### Entries supplied
_ _ _ _

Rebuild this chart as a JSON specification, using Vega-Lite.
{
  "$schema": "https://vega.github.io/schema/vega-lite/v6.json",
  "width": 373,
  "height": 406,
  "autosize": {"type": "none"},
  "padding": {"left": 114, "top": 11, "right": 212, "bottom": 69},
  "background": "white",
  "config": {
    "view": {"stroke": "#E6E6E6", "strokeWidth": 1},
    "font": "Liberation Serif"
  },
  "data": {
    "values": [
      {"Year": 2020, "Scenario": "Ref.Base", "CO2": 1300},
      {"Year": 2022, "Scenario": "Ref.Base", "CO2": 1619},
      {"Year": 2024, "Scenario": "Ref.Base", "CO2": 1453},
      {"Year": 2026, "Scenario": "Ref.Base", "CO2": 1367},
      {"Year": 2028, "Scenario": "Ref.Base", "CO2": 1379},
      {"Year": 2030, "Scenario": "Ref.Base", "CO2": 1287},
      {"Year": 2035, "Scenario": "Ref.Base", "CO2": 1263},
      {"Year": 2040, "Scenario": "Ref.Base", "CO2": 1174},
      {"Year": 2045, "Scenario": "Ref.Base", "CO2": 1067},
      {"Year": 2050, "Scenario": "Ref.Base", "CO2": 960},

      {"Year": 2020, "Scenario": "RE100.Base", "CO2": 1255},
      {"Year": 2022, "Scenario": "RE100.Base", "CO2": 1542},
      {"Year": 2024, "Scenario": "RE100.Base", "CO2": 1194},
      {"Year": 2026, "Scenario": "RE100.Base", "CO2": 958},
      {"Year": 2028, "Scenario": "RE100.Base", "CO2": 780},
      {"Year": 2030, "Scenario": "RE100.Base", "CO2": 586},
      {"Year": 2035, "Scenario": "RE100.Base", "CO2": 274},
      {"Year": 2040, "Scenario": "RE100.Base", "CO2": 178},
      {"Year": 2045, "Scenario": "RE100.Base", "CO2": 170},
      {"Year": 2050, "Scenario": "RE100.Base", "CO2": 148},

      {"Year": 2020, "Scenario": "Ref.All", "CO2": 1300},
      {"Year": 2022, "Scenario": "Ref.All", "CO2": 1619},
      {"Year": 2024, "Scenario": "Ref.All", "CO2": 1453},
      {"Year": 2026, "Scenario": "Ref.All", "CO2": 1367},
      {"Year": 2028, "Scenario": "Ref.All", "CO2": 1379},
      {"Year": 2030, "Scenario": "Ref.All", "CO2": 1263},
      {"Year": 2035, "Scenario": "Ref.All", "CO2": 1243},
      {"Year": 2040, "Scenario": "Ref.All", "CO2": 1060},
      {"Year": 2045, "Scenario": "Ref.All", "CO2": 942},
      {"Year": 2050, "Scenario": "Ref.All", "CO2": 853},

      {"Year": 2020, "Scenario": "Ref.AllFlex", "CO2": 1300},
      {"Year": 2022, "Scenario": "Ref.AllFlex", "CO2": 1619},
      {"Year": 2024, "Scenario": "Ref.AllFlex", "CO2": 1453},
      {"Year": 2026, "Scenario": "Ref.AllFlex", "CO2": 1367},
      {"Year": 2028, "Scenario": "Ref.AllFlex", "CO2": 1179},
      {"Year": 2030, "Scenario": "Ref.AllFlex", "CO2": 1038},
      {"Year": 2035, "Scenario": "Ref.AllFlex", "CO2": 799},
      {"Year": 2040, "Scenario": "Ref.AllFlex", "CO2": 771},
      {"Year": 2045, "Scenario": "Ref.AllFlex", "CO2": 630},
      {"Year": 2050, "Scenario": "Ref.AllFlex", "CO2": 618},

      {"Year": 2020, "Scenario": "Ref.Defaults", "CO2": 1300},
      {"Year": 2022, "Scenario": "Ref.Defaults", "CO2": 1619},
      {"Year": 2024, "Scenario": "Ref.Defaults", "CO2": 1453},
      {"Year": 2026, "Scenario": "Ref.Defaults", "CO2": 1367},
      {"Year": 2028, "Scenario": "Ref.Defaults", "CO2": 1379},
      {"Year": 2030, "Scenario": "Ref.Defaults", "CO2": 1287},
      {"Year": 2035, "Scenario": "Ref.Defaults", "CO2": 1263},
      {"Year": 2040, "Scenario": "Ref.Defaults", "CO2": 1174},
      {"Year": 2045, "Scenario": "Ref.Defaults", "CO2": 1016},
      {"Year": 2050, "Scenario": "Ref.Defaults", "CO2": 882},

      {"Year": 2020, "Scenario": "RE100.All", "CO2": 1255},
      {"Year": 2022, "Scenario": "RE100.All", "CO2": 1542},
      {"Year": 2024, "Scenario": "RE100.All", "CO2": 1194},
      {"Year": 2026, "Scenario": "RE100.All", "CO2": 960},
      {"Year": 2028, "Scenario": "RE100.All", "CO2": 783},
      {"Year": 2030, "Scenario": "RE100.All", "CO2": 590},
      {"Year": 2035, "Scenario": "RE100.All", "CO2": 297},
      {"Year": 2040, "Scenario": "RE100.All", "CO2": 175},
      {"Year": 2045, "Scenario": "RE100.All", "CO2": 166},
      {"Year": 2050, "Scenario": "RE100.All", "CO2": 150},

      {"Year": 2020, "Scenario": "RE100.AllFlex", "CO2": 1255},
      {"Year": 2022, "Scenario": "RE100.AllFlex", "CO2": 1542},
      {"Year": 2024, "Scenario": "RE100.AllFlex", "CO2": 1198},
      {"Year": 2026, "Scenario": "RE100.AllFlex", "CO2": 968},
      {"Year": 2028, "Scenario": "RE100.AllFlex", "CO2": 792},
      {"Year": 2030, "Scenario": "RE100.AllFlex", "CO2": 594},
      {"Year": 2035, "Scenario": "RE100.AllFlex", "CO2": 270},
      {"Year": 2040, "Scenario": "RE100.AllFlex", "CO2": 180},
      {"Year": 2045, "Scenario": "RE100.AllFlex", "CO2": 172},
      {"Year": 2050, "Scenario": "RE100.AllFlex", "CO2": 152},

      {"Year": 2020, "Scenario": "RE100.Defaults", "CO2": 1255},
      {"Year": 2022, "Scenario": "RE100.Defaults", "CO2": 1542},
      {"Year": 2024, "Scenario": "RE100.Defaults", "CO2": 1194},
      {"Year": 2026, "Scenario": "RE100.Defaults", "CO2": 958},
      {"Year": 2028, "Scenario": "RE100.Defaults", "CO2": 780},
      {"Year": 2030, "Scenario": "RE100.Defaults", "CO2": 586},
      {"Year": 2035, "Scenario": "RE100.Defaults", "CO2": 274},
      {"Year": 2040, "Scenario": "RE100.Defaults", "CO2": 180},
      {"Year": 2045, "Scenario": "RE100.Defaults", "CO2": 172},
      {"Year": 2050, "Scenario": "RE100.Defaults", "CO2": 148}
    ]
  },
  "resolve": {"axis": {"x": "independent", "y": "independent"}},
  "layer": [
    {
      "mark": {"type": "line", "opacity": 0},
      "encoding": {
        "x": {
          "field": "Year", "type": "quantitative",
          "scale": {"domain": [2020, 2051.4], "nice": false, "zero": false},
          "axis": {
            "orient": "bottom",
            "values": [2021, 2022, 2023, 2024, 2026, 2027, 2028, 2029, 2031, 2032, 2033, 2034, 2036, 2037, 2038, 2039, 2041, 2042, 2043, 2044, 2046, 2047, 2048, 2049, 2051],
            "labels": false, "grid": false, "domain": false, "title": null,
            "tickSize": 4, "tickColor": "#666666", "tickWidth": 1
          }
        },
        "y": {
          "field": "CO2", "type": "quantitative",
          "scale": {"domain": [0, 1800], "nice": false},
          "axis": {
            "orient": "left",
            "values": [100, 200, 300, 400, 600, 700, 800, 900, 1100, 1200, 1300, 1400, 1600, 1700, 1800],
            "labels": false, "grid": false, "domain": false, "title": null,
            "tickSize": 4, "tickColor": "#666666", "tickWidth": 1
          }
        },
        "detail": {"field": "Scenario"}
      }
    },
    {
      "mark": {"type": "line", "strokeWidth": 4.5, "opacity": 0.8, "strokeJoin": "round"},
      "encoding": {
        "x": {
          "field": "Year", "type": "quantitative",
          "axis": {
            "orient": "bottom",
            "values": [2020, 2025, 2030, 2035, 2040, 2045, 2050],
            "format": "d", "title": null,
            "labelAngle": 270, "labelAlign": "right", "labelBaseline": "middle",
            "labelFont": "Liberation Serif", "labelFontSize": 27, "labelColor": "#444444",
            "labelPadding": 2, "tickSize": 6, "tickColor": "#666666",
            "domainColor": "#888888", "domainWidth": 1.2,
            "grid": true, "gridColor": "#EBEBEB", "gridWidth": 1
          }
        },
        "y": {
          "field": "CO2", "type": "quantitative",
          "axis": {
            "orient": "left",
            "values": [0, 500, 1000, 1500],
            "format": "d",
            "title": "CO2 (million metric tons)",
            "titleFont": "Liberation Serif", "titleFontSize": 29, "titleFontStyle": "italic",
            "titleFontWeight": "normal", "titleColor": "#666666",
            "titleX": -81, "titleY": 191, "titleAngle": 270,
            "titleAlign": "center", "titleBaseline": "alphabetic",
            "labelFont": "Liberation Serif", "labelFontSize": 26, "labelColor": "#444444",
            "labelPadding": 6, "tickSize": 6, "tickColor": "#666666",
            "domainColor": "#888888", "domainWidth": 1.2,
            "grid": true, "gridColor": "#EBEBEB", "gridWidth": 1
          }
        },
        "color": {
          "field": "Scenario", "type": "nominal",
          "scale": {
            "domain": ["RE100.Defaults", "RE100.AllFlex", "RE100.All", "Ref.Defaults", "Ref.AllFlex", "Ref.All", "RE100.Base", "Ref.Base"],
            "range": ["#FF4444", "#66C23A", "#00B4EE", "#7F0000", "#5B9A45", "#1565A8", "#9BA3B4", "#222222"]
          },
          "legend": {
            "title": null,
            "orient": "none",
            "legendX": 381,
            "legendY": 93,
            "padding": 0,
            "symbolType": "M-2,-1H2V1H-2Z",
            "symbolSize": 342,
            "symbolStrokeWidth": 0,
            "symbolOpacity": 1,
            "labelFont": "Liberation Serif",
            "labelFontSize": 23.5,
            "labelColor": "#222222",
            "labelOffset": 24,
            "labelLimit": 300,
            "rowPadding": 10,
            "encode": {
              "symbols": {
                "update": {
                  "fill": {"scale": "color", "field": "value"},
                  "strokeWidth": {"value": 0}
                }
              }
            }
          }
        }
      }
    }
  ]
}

_ _ _ _

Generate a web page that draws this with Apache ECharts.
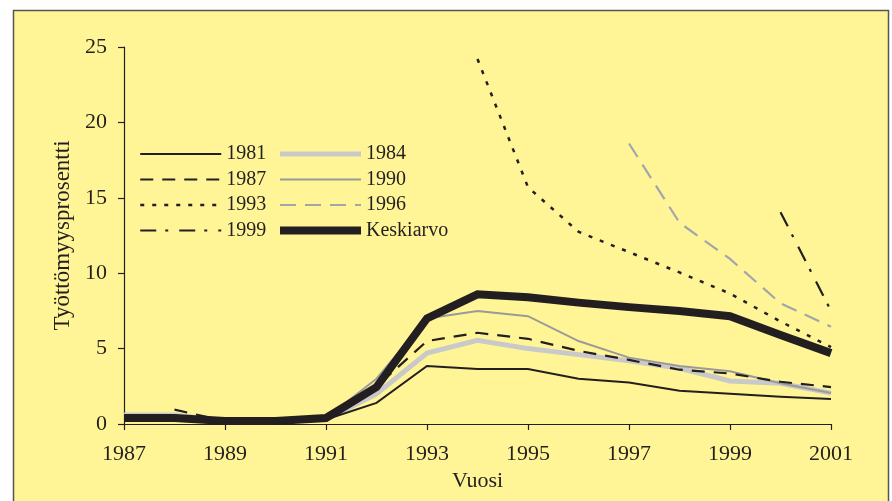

_ _ _ _

### What you have to do
Which lines in the listing above hold the word "this"? Show each of them.

### Complete output
Rebuild this chart as a JSON specification, using Vega-Lite.
Generate a web page that draws this with Apache ECharts.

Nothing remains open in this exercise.